Most real-world markets are a long way from the perfect information setting assumed in perfectly competitive markets. Many industries therefore rely heavily on word of mouth to increase demand. This is especially true in the digital age where information can spread extremely rapidly and many websites encourage consumer ratings and reviews. Here, information becomes more and more valuable as it is shared with other people.
However, the economist Joshua Gans has suggested that traditional business models are not well suited to fully exploiting the benefits of the sharing of information. This is because, whilst enthusiastic consumers spread the word, the seller has traditionally acted as a gate-keeper, maintaining complete control over who obtains the product. The problem is that this creates a friction which can dampen momentum for the product from building.

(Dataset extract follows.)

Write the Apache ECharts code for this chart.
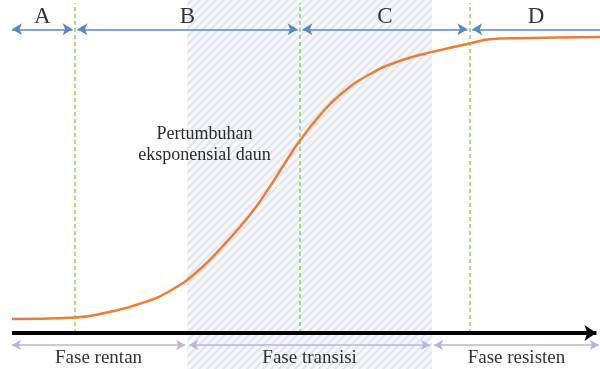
<!DOCTYPE html>
<html>
<head>
<meta charset="utf-8">
<script src="https://cdn.jsdelivr.net/npm/echarts@6/dist/echarts.min.js"></script>
<style>
  html, body { margin: 0; padding: 0; background: #fff; }
  #Chart { width: 600px; height: 369px; }
</style>
</head>
<body>
<div id="Chart"></div>
<script>
// kurva pertumbuhan daun (waktu vs pertumbuhan)
const waktu = [2, 12, 18, 24, 29, 33.3, 37.2, 41.7, 45, 47.2, 50, 53.3, 56.7, 61.7, 67.2, 72.8, 78.3, 81.7, 86, 100];
const pertumbuhan = [4.7, 5.1, 7.0, 10.3, 15.0, 21.5, 29.5, 40, 49.5, 56.5, 65, 73.5, 80.5, 87.5, 92.3, 95.3, 97.8, 99.2, 99.6, 100];

// fase atas A-D, batas fase (garis hijau putus-putus)
const hurufFase = ['A', 'B', 'C', 'D'];
const batasFase = [2, 12.5, 50, 78.3, 100];
// fase bawah
const namaFase = ['Fase rentan', 'Fase transisi', 'Fase resisten'];
const batasBawah = [2, 31.2, 72, 99.8];
const areaTransisi = [31.2, 72];
const catatan = ['Pertumbuhan', 'eksponensial daun'];
const posisiCatatan = [34.1, 63.5];

const serif = 'Liberation Serif';
const textColor = '#333333';

// pola arsiran diagonal
const hatch = document.createElement('canvas');
hatch.width = 8;
hatch.height = 8;
const hc = hatch.getContext('2d');
hc.fillStyle = '#F6F8FC';
hc.fillRect(0, 0, 8, 8);
hc.strokeStyle = '#DFE5EF';
hc.lineWidth = 2;
hc.beginPath();
hc.moveTo(0, 8); hc.lineTo(8, 0);
hc.moveTo(-2, 2); hc.lineTo(2, -2);
hc.moveTo(6, 10); hc.lineTo(10, 6);
hc.stroke();

const garisHijau = batasFase.slice(1, 4).map(x => [{ coord: [x, 0] }, { coord: [x, 111.5] }]);

const panahAtas = hurufFase.map((h, i) => {
    const a = batasFase[i] + (i === 0 ? 0 : 0.4);
    const b = batasFase[i + 1] - (i === 3 ? 0 : 0.4);
    return [
        { name: h, coord: [a, 102.6], symbol: 'arrow' },
        { coord: [b, 102.6], symbol: i === 3 ? 'none' : 'arrow' }
    ];
});

const panahBawah = namaFase.map((n, i) => [
    { name: n, coord: [batasBawah[i] + (i === 0 ? 0 : 0.35), -4.1] },
    { coord: [batasBawah[i + 1] - (i === 2 ? 0 : 0.35), -4.1] }
]);

const option = {
    backgroundColor: '#ffffff',
    animation: false,
    grid: { left: 0, right: 0, top: 0, bottom: 0 },
    xAxis: { type: 'value', min: 0, max: 100, show: false },
    yAxis: { type: 'value', min: -12.2, max: 112.5, show: false },
    series: [
        {
            type: 'line',
            data: waktu.map((x, i) => [x, pertumbuhan[i]]),
            smooth: 0.5,
            symbol: 'none',
            z: 5,
            lineStyle: { color: '#ED7D31', width: 2.5 },
            markArea: {
                silent: true,
                itemStyle: { color: { image: hatch, repeat: 'repeat' } },
                data: [[{ xAxis: areaTransisi[0] }, { xAxis: areaTransisi[1] }]]
            },
            markPoint: {
                silent: true,
                symbol: 'circle',
                symbolSize: 0,
                label: {
                    show: true,
                    position: 'inside',
                    formatter: catatan.join('\n'),
                    fontFamily: serif,
                    fontSize: 18,
                    lineHeight: 21,
                    color: '#2b2b2b'
                },
                data: [{ coord: posisiCatatan }]
            }
        },
        {
            type: 'line',
            data: [],
            z: 3,
            markLine: {
                silent: true,
                symbol: 'none',
                label: { show: false },
                lineStyle: { color: '#92D050', width: 1.5, type: [4, 3] },
                data: garisHijau
            }
        },
        {
            type: 'line',
            data: [],
            z: 4,
            markLine: {
                silent: true,
                symbolSize: [9, 10],
                lineStyle: { color: '#5B87C5', width: 1.5, type: 'solid' },
                label: {
                    show: true,
                    position: 'middle',
                    formatter: '{b}',
                    distance: 1,
                    fontFamily: serif,
                    fontSize: 23,
                    color: textColor
                },
                data: panahAtas
            }
        },
        {
            type: 'line',
            data: [],
            z: 4,
            markLine: {
                silent: true,
                symbol: ['arrow', 'arrow'],
                symbolSize: [8, 9],
                lineStyle: { color: '#BBB2DD', width: 1.5, type: 'solid' },
                label: {
                    show: true,
                    position: 'insideMiddleBottom',
                    formatter: '{b}',
                    distance: 3,
                    fontFamily: serif,
                    fontSize: 19,
                    color: textColor
                },
                data: panahBawah
            }
        },
        {
            type: 'line',
            data: [],
            z: 6,
            markLine: {
                silent: true,
                symbol: ['none', 'arrow'],
                symbolSize: [12, 12],
                label: { show: false },
                lineStyle: { color: '#000000', width: 4, type: 'solid' },
                data: [[{ coord: [2, 0] }, { coord: [99.4, 0] }]]
            }
        }
    ]
};

const myChart = echarts.init(document.getElementById('Chart'));
myChart.setOption(option);
</script>
</body>
</html>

In contrast, Gans describes a novel alternative strategy that was used by the band the XX when they released their second album earlier this year. As is becoming more and more common, the band premiered the album as an online stream. However, what was unique about the XX’s approach was that they gave the stream to a single superfan. They hoped that this chosen fan would initiate the spreading of the stream amongst other fans. After a worrying delay in which he enjoyed his monopoly ownership, this is what he eventually did. Just 24 hours later the stream had been player millions of times and the site crashed under the burden.
Of course, one reason why suppliers may need close control is to be able to charge for the product. If the sharing information must involve giving something away for free, it typically makes no commercial sense. However, Gans also points out that recommendations are more credible if the information has been costly to obtain. Otherwise, it may simply be cheap talk and therefore carry little value.
The balancing act for suppliers is therefore to introduce a hurdle cost in obtaining the information whilst trying to ensure that, once it has been passed on, the recipient encounters as little friction as possible in making use of it. Gans suggests that alternative business models can be developed which achieve this balance. If these can profitably encourage the sharing of information a win-win situation for sellers and buyers is created.
Furthermore, Gans is experimenting with selling his new book about sharing information under an example of one such model. Having bought the e-book for $4.99 you will find a coupon at the back which you can pass on to a friend or family member which allows them to buy their own copy of the book for a mere $0.99. However, as he points out, there is a potential danger to this strategy:
“All my readers could form a collective and potentially buy one copy for $4.99 and then a million for $0.99.”
He has said that he plans to be report back on how the book has sold on his blog at a later date, so it will be interesting to see whether or not the experiment was successful.
The folly of replicating the physical world HBR Blog Network, Joshua Gans (17/11/10)
A shared pricing experiment for my book Digitopoly, Joshua Gans (05/10/12)
Information wants to be…..shared O’Reilly Tools of Change for Publishing, Joe Wikert (16/10/12)
- Why will the problems described above not arise in the model of perfect competition?
- What type of industries are most likely to rely on word of mouth?
- In what type of industries is the friction described above most likely to happen?
- Describe the dangers with the strategy Gans is adopting for selling his book?
- Explain whether you think these dangers are likely to arise in practice.
- How might the business model be modified to avoid these dangers?